>>>

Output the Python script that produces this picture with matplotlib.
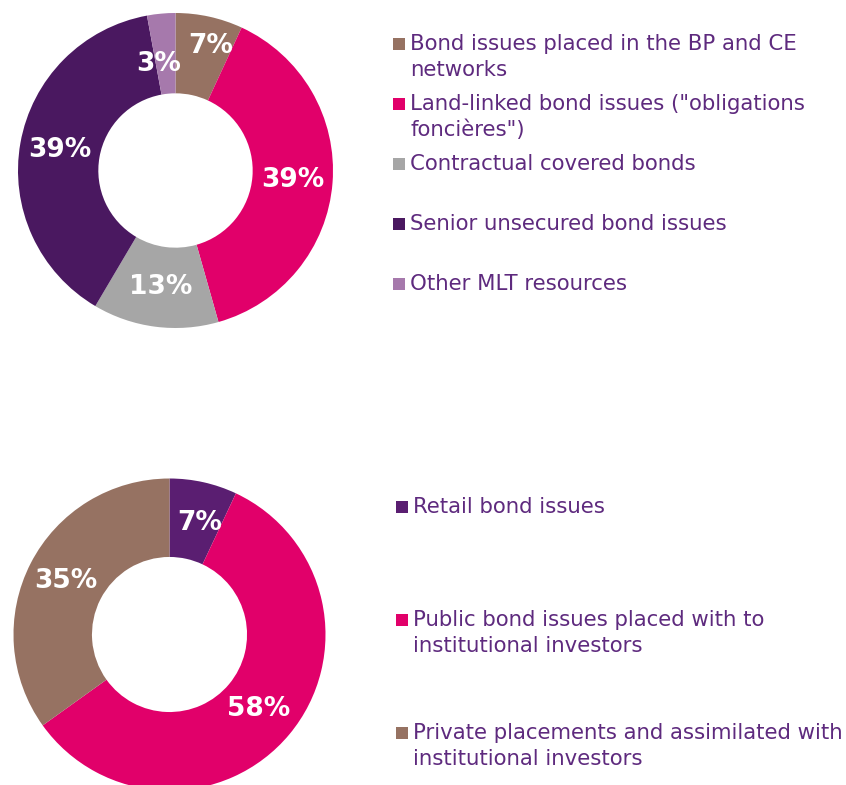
import matplotlib
matplotlib.use("Agg")
import matplotlib.pyplot as plt
from matplotlib.patches import Rectangle

# ---- data ----
top_labels = ["Bond issues placed in the BP and CE\nnetworks",
              "Land-linked bond issues (\"obligations\nfoncières\")",
              "Contractual covered bonds",
              "Senior unsecured bond issues",
              "Other MLT resources"]
top_values = [6.9, 38.7, 12.9, 38.6, 2.9]
top_colors = ["#967262", "#E1006A", "#A6A6A6", "#4A1860", "#A679AC"]

bot_labels = ["Retail bond issues",
              "Public bond issues placed with to\ninstitutional investors",
              "Private placements and assimilated with\ninstitutional investors"]
bot_values = [7.0, 58.1, 34.9]
bot_colors = ["#5A1E71", "#E1006A", "#967262"]

W, H = 846, 785
TEXT_COLOR = "#5E2A7E"

fig = plt.figure(figsize=(W / 100, H / 100), dpi=100)
ax = fig.add_axes([0, 0, 1, 1])


def donut(values, colors, center, radius, hole, label_r, nudges):
    wedges, _, autotexts = ax.pie(
        values, colors=colors, startangle=90, counterclock=False,
        center=center, radius=radius, autopct="%.0f%%",
        pctdistance=label_r,
        wedgeprops=dict(width=radius * (1 - hole), linewidth=0),
        textprops=dict(color="white", fontsize=19, fontweight="bold"),
        frame=True)
    for t, (dx, dy) in zip(autotexts, nudges):
        x, y = t.get_position()
        t.set_position((x + dx, y + dy))
    return wedges


donut(top_values, top_colors, (175.5, H - 170.5), 157.5, 0.49, 0.745,
      [(10, 10), (0, 0), (0, 0), (0, 0), (-6, -10)])
donut(bot_values, bot_colors, (169.5, H - 634.5), 156.0, 0.497, 0.745,
      [(5, -2), (0, 0), (0, 0)])
ax.set_xlim(0, W)
ax.set_ylim(0, H)
ax.set_aspect("equal")
ax.axis("off")


def legend(labels, colors, ys, marker_x, text_x):
    for lab, col, y in zip(labels, colors, ys):
        ax.add_patch(Rectangle((marker_x, H - y - 6), 12, 12, color=col, lw=0))
        ax.text(text_x, H - y + 10, lab, fontsize=15.3, color=TEXT_COLOR,
                va="top", ha="left", linespacing=1.36)


legend(top_labels, top_colors, [44, 104, 164, 224, 284], 393, 410)
legend(bot_labels, bot_colors, [507, 620, 733], 396, 413)

fig.savefig("out.png", dpi=100)
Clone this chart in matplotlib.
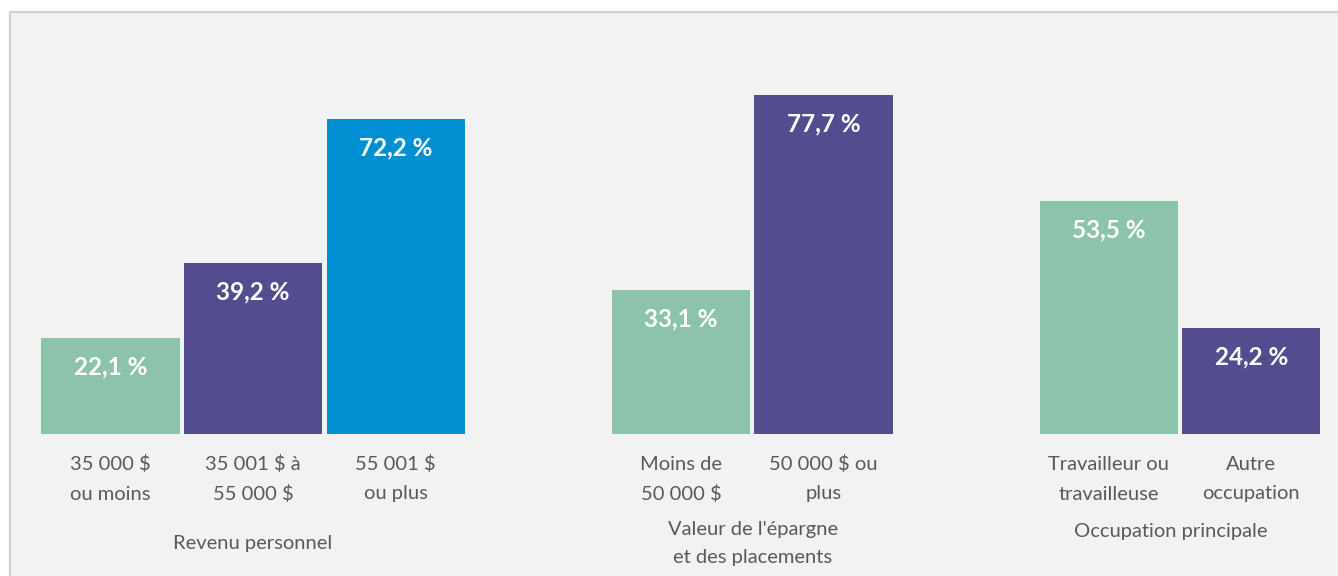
import matplotlib
matplotlib.use("Agg")
import matplotlib.pyplot as plt
from matplotlib.patches import Rectangle

plt.rcParams['font.family'] = ['Lato', 'DejaVu Sans']

# Data
categories = ["35 000 $\nou moins", "35 001 $ à\n55 000 $", "55 001 $\nou plus",
              "Moins de\n50 000 $", "50 000 $ ou\nplus",
              "Travailleur ou\ntravailleuse", "Autre\noccupation"]
values = [22.1, 39.2, 72.2, 33.1, 77.7, 53.5, 24.2]
value_labels = ["22,1 %", "39,2 %", "72,2 %", "33,1 %", "77,7 %", "53,5 %", "24,2 %"]
groups = ["Revenu personnel", "Valeur de l'épargne\net des placements", "Occupation principale"]
group_members = [[0, 1, 2], [3, 4], [5, 6]]

GREEN, PURPLE, BLUE = "#8EC3AB", "#534C8F", "#008FD0"
colors = [GREEN, PURPLE, BLUE, GREEN, PURPLE, GREEN, PURPLE]
positions = [0, 1, 2, 4, 5, 7, 8]

W, H = 1338, 576
fig = plt.figure(figsize=(W / 100, H / 100), dpi=100)
fig.patch.set_facecolor("white")

ax = fig.add_axes([0, 0, 1, 1])
ax.set_facecolor("none")
ax.add_patch(Rectangle((10 / W, -0.1), 1.2, 1.1 - 12 / H, transform=fig.transFigure,
                       facecolor="#F2F2F2", edgecolor="#D0D0D0", linewidth=1.6,
                       zorder=0, clip_on=False))
step = 142.6
x0 = 110.5
ax.set_xlim(-x0 / step, (W - x0) / step)
ppu = 315 / 72.2
base = 434
ax.set_ylim(-(H - base) / ppu, base / ppu)
ax.axis("off")

bars = ax.bar(positions, values, width=0.968, color=colors, edgecolor="none", zorder=2)

lab_off = 29 / ppu
for p, v, t in zip(positions, values, value_labels):
    ax.text(p, v - lab_off, t, ha="center", va="center", color="white",
            fontsize=17.5, fontweight="bold", zorder=3)

for p, c in zip(positions, categories):
    lines = c.split("\n")
    for i, ln in enumerate(lines):
        ax.text(p, -(464 + 30 * i - base) / ppu, ln, ha="center", va="center",
                color="#595959", fontsize=14.5)

group_y = [[544], [529, 558], [531]]
group_x = [253, 753, 1171]
for g, gy, gx in zip(groups, group_y, group_x):
    for ln, yy in zip(g.split("\n"), gy):
        ax.text((gx - x0) / step, -(yy - base) / ppu, ln, ha="center", va="center",
                color="#595959", fontsize=14.5)

fig.savefig("out.png", dpi=100, facecolor=fig.get_facecolor())
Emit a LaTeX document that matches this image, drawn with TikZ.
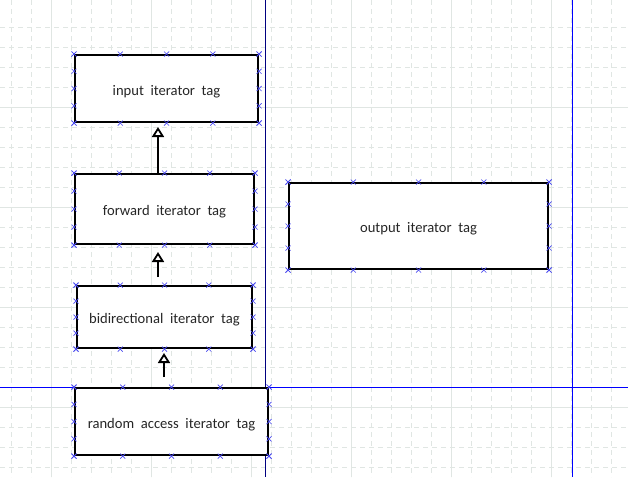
\documentclass[tikz,border=0pt]{standalone}
\usepackage{fontspec}
\setmainfont{Carlito}
\usetikzlibrary{arrows.meta,calc}
\definecolor{gridc}{HTML}{E0E6E3}
\definecolor{navyc}{HTML}{000080}
\definecolor{bluec}{HTML}{0000FF}
\definecolor{mkc}{HTML}{4A4AF0}
\tikzset{
  box/.style={draw=black, line width=2pt, fill=white, inner sep=0pt,
    text height=14pt, text depth=1pt,
    font=\fontsize{14.6}{16}\selectfont, text=black!85},
  gminor/.style={draw=gridc, line width=0.9pt, dash pattern=on 5pt off 4pt},
  gmajor/.style={draw=gridc, line width=0.9pt},
  mk/.style={draw=mkc, line width=0.7pt},
  inh/.style={draw=black, line width=2pt, -{Triangle[open, length=10pt, width=12pt, line width=1.8pt]}},
  guide/.style={line width=1.3pt}
}
\begin{document}
\begin{tikzpicture}[x=1pt,y=-1pt]
\useasboundingbox[fill=white] (0,0) rectangle (628,477);
% grid
\foreach \x in {11.7,31.7,...,620} \draw[gminor] (\x,0) -- (\x,477);
\foreach \y in {27,47,...,477} \draw[gminor] (0,\y) -- (628,\y);
\foreach \x in {51.7,151.7,...,620} \draw[gmajor] (\x,0) -- (\x,477);
\foreach \y in {107,207,307,407} \draw[gmajor] (0,\y) -- (628,\y);
% guide lines
\coordinate (vt1) at (265.5,0); \coordinate (vb1) at (265.5,477);
\coordinate (vt2) at (572.5,0); \coordinate (vb2) at (572.5,477);
\coordinate (hl) at (0,387.2); \coordinate (hr) at (628,387.2);
\draw[guide, draw=navyc] (vt1) -- (vb1);
\draw[guide, draw=bluec] (vt2) -- (vb2);
\draw[guide, draw=bluec] (hl) -- (hr);
% boxes
\node[box, minimum width=183pt, minimum height=67pt] (input) at (166.5,88.5) {input\ \ iterator\ \ tag};
\node[box, minimum width=179pt, minimum height=70pt] (forward) at (164.5,209) {forward\ \ iterator\ \ tag};
\node[box, minimum width=259pt, minimum height=86pt] (output) at (418.5,226) {output\ \ iterator\ \ tag};
\node[box, minimum width=175pt, minimum height=62pt] (bidir) at (164.5,317) {bidirectional\ \ iterator\ \ tag};
\node[box, minimum width=193pt, minimum height=67pt] (random) at (171.5,421.5) {random\ \ access\ \ iterator\ \ tag};
% markers
\foreach \n in {input,forward,output,bidir,random}{
  \foreach \t in {0,0.25,0.5,0.75,1}{
    \foreach \a/\b in {north west/north east, south west/south east, north west/south west, north east/south east}{
      \draw[mk] ($(\n.\a)!\t!(\n.\b)$) +(-2.5,-2.5) -- +(2.5,2.5) +(-2.5,2.5) -- +(2.5,-2.5);
    }
  }
}
% inheritance arrows
\draw[inh] ([xshift=-6.5pt]forward.north) -- ([xshift=-8.5pt,yshift=-4pt]input.south);
\draw[inh] ([xshift=-6.5pt,yshift=8pt]bidir.north) -- ([xshift=-6.5pt,yshift=-7pt]forward.south);
\draw[inh] ([xshift=-7.5pt,yshift=10pt]random.north) -- ([xshift=-0.5pt,yshift=-4pt]bidir.south);
\end{tikzpicture}
\end{document}
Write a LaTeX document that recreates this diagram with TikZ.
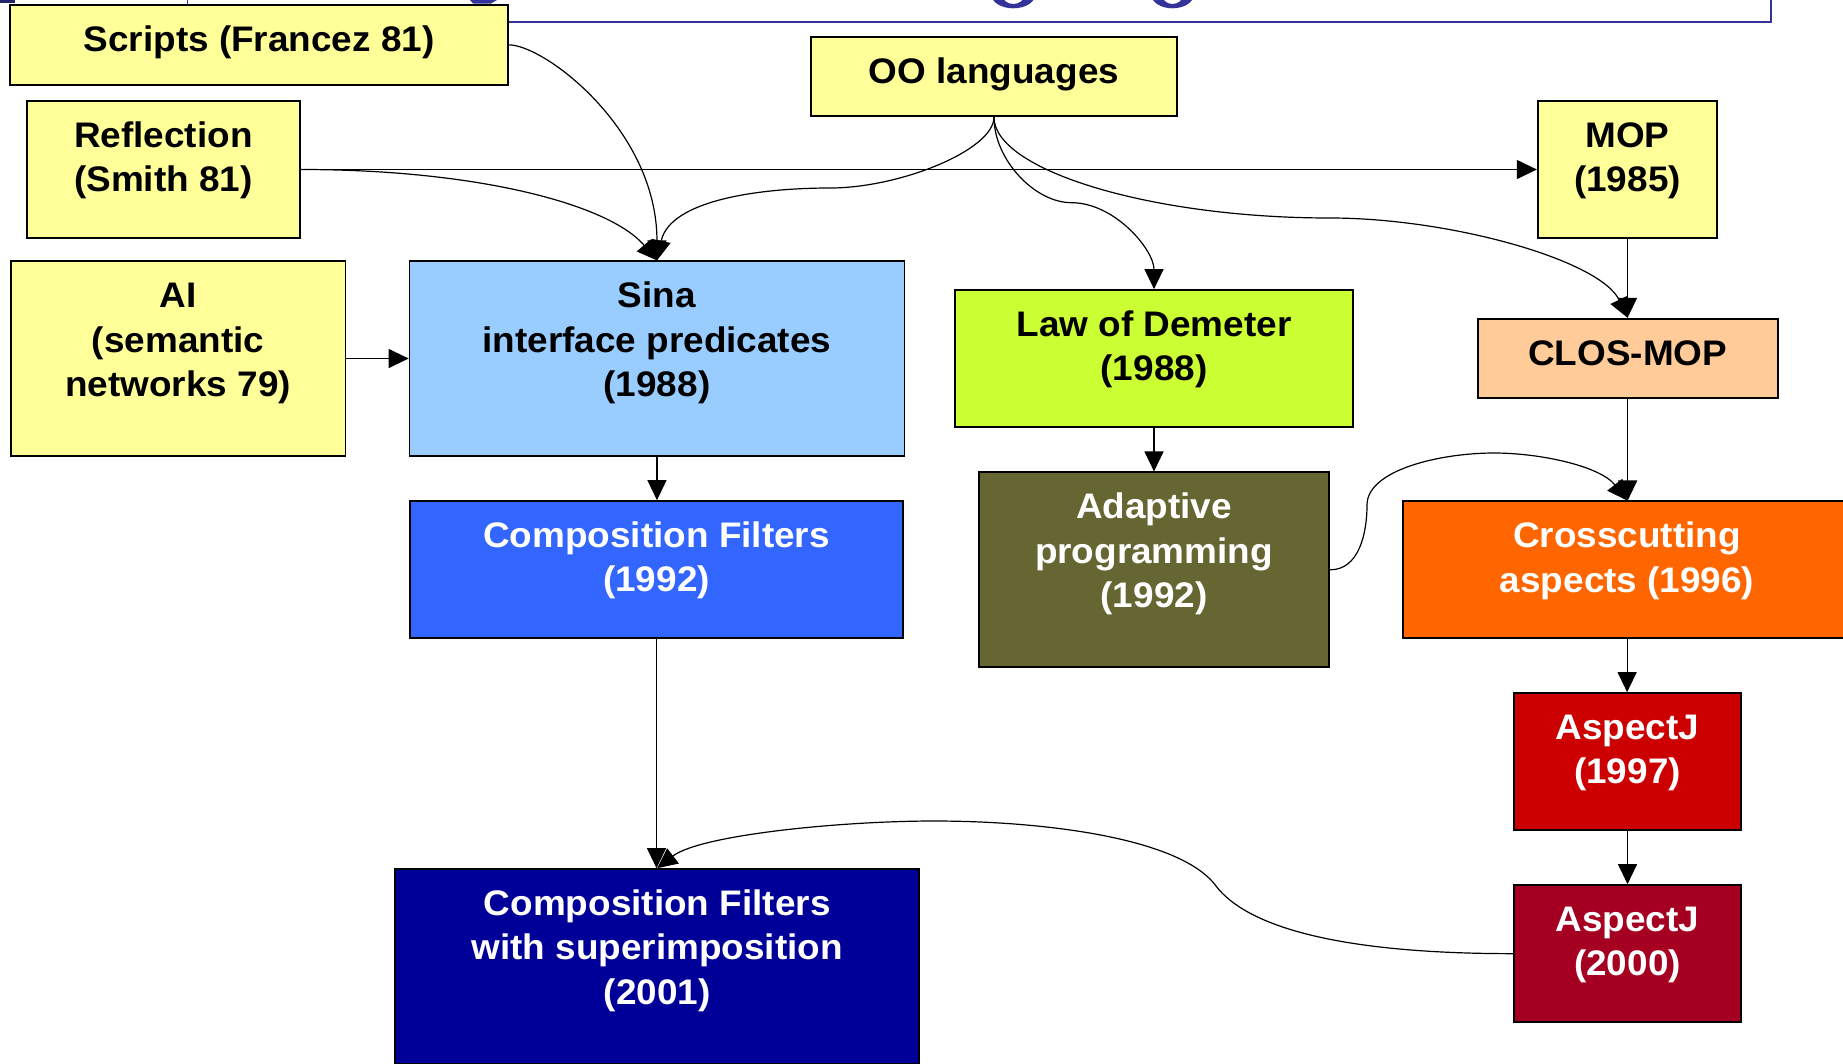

<<<

### SET PROBLEM
Using the records above, gather all lines where the string "this" is present.

### SOLUTION TO THE PROBLEM
Output the Python script that produces this picture with matplotlib.
Clone this chart in matplotlib.
Emit a LaTeX document that matches this image, drawn with TikZ.
Write a LaTeX document that recreates this diagram with TikZ.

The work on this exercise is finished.